- [Task description]
Only the lines from the start of the data to the line containing "fig.patch.set_facecolor('#f5f5f5')", both included, should be output, exactly and without pictures.

(Rows from a dataset of charts and code)
>>>

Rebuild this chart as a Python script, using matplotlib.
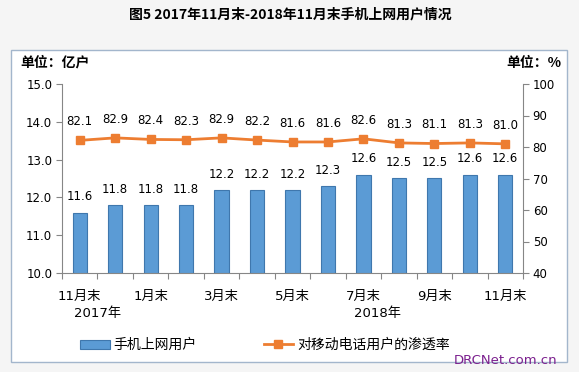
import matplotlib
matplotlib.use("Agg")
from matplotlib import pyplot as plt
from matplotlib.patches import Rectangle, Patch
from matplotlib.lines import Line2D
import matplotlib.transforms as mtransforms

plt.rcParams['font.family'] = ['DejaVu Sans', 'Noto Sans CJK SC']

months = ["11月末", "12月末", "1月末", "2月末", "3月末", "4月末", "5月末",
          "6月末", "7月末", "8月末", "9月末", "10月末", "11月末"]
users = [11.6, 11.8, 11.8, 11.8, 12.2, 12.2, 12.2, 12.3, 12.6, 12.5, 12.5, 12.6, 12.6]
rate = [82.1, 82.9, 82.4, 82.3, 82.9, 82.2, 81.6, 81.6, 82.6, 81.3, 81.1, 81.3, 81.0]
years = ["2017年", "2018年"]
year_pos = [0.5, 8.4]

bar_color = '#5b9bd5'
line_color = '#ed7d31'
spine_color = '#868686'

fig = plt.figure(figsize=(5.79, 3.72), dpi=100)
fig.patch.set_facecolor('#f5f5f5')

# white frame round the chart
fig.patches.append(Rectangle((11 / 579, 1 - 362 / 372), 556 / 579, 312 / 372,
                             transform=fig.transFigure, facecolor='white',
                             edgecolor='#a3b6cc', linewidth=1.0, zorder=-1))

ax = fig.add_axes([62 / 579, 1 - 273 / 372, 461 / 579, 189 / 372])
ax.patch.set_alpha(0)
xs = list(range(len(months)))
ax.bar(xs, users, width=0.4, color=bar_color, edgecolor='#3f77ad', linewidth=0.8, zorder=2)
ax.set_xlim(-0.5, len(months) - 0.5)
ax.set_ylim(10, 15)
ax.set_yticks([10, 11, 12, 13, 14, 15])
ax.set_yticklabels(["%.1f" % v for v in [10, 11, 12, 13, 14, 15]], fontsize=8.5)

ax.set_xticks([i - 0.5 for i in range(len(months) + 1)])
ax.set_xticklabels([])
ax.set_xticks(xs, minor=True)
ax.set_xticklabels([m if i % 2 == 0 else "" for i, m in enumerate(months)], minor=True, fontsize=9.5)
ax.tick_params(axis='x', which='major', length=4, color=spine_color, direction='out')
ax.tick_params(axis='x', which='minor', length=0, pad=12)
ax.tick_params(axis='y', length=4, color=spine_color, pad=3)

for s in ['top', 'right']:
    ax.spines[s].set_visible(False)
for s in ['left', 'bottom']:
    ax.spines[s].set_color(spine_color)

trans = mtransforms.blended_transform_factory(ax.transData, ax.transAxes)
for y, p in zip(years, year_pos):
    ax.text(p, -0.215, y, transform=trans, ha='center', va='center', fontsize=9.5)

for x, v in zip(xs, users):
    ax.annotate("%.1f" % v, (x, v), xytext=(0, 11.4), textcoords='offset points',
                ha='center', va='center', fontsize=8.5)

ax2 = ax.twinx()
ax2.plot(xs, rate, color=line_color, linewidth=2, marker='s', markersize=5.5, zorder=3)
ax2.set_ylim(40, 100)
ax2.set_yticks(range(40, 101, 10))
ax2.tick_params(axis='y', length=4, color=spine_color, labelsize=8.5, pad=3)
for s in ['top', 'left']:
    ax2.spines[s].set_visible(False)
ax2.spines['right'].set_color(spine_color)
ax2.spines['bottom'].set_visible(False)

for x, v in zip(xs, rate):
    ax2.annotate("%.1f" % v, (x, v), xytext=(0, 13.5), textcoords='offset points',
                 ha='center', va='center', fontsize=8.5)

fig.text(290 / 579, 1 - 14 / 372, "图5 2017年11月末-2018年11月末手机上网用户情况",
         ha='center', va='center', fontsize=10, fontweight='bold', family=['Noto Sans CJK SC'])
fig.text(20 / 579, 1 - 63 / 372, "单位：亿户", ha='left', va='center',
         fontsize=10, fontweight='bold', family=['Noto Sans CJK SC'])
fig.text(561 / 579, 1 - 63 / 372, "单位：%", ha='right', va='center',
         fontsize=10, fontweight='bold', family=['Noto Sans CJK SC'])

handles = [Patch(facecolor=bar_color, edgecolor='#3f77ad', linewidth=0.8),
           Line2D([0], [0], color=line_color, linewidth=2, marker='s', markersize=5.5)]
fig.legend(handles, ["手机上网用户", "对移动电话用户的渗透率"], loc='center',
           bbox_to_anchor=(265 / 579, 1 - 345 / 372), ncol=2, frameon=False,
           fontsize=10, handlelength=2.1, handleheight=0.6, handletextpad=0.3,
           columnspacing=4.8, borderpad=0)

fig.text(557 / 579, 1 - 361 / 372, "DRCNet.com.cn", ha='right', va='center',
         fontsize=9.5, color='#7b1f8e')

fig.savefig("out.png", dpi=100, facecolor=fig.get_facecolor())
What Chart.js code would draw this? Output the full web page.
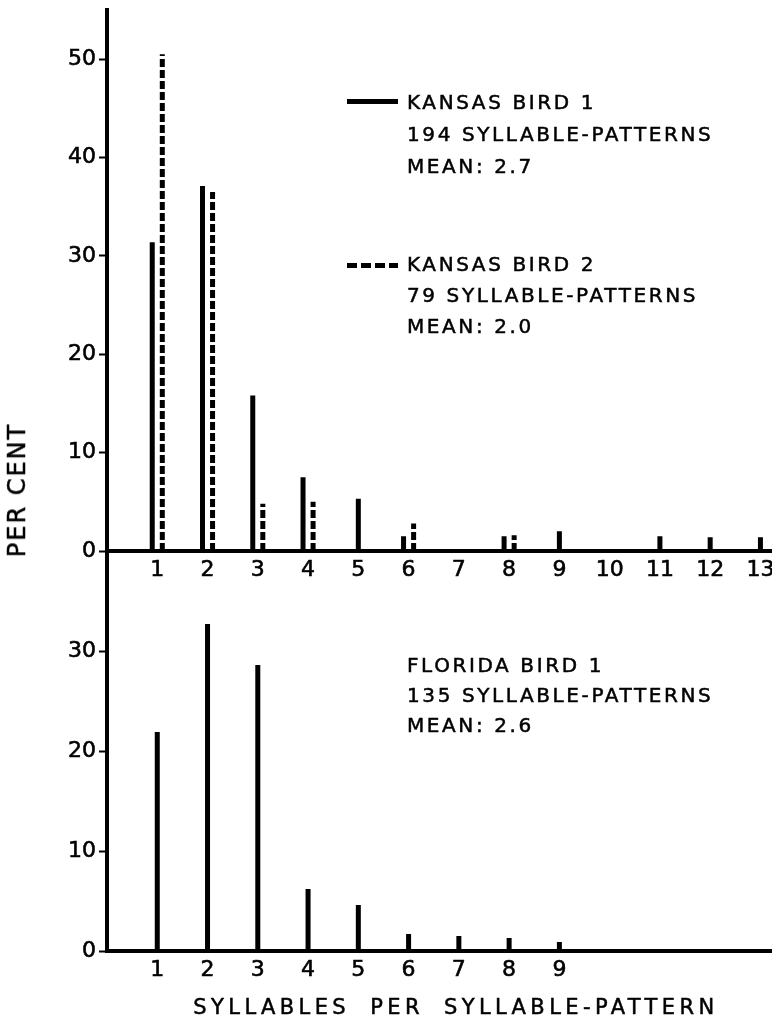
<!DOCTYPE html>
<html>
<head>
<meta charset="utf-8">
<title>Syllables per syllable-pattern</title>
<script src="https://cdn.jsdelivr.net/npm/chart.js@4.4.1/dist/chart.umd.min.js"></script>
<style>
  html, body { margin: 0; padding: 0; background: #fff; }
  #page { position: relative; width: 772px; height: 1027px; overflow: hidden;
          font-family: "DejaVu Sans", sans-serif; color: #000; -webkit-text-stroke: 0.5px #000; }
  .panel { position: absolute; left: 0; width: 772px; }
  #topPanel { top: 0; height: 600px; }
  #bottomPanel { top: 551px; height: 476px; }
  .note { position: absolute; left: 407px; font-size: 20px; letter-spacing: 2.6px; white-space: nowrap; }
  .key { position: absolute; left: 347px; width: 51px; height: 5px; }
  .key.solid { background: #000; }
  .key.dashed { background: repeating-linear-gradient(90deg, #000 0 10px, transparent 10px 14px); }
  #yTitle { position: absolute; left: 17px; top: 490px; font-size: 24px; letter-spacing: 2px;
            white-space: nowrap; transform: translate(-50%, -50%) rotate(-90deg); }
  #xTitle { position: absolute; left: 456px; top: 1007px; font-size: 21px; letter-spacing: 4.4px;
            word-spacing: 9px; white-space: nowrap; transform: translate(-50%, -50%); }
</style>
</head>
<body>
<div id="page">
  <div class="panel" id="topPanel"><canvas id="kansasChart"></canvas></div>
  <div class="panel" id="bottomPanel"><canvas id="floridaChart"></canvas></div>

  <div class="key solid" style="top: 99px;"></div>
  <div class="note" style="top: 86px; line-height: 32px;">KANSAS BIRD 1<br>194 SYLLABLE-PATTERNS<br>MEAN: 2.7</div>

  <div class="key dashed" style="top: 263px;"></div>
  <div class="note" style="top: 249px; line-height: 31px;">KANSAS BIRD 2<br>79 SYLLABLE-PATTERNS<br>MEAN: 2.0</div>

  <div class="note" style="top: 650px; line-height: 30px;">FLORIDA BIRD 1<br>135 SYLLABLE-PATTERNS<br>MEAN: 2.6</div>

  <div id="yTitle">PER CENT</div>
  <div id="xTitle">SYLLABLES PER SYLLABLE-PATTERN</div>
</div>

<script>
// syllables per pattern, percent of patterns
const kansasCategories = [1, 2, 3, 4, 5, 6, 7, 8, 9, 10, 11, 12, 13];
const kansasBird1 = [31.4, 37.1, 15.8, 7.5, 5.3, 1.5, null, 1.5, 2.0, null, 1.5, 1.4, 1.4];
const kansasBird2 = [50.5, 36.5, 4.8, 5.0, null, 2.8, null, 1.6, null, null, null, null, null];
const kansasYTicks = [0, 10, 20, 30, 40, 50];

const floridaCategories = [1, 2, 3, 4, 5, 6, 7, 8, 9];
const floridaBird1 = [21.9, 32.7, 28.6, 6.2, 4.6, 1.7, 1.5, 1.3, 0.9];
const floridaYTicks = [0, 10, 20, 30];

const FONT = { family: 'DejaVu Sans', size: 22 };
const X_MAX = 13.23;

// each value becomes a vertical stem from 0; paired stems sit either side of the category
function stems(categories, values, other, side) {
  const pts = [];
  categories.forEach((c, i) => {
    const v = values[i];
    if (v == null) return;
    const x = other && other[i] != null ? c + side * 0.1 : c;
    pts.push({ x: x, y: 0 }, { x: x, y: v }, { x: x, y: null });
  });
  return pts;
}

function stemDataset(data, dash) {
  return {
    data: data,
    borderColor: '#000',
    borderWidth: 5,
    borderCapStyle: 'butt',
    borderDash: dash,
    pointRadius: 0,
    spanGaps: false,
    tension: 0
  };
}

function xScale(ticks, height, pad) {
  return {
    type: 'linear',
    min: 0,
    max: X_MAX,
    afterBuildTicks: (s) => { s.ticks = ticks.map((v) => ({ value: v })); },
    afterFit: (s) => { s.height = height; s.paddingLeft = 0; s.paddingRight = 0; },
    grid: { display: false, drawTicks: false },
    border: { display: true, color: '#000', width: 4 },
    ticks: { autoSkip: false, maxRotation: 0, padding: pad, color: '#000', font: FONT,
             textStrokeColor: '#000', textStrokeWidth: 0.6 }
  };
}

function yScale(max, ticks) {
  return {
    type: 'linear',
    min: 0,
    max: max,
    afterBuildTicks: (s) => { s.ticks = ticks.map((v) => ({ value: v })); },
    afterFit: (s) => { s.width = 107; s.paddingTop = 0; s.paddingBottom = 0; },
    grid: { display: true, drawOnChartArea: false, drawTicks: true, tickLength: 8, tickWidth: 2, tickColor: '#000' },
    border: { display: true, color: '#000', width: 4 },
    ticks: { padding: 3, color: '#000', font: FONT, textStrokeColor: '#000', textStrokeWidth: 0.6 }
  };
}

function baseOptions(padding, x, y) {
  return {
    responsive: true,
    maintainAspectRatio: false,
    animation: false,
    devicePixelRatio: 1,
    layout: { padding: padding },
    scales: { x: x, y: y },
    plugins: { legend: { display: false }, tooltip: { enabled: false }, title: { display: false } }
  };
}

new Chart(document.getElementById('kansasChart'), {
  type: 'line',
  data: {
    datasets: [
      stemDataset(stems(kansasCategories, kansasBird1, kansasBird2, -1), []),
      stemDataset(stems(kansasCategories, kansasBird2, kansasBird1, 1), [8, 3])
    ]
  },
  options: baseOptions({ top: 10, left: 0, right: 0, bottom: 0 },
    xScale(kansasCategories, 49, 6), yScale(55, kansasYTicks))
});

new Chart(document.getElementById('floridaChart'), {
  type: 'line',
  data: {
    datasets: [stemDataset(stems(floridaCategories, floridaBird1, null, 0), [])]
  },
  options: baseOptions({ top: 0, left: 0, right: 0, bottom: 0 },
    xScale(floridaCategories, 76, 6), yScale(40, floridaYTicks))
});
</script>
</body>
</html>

<<<

- [Expected output]
Rebuild this chart as a Python script, using matplotlib.
import matplotlib
matplotlib.use("Agg")
from matplotlib import pyplot as plt
from matplotlib.patches import Rectangle, Patch
from matplotlib.lines import Line2D
import matplotlib.transforms as mtransforms

plt.rcParams['font.family'] = ['DejaVu Sans', 'Noto Sans CJK SC']

months = ["11月末", "12月末", "1月末", "2月末", "3月末", "4月末", "5月末",
          "6月末", "7月末", "8月末", "9月末", "10月末", "11月末"]
users = [11.6, 11.8, 11.8, 11.8, 12.2, 12.2, 12.2, 12.3, 12.6, 12.5, 12.5, 12.6, 12.6]
rate = [82.1, 82.9, 82.4, 82.3, 82.9, 82.2, 81.6, 81.6, 82.6, 81.3, 81.1, 81.3, 81.0]
years = ["2017年", "2018年"]
year_pos = [0.5, 8.4]

bar_color = '#5b9bd5'
line_color = '#ed7d31'
spine_color = '#868686'

fig = plt.figure(figsize=(5.79, 3.72), dpi=100)
fig.patch.set_facecolor('#f5f5f5')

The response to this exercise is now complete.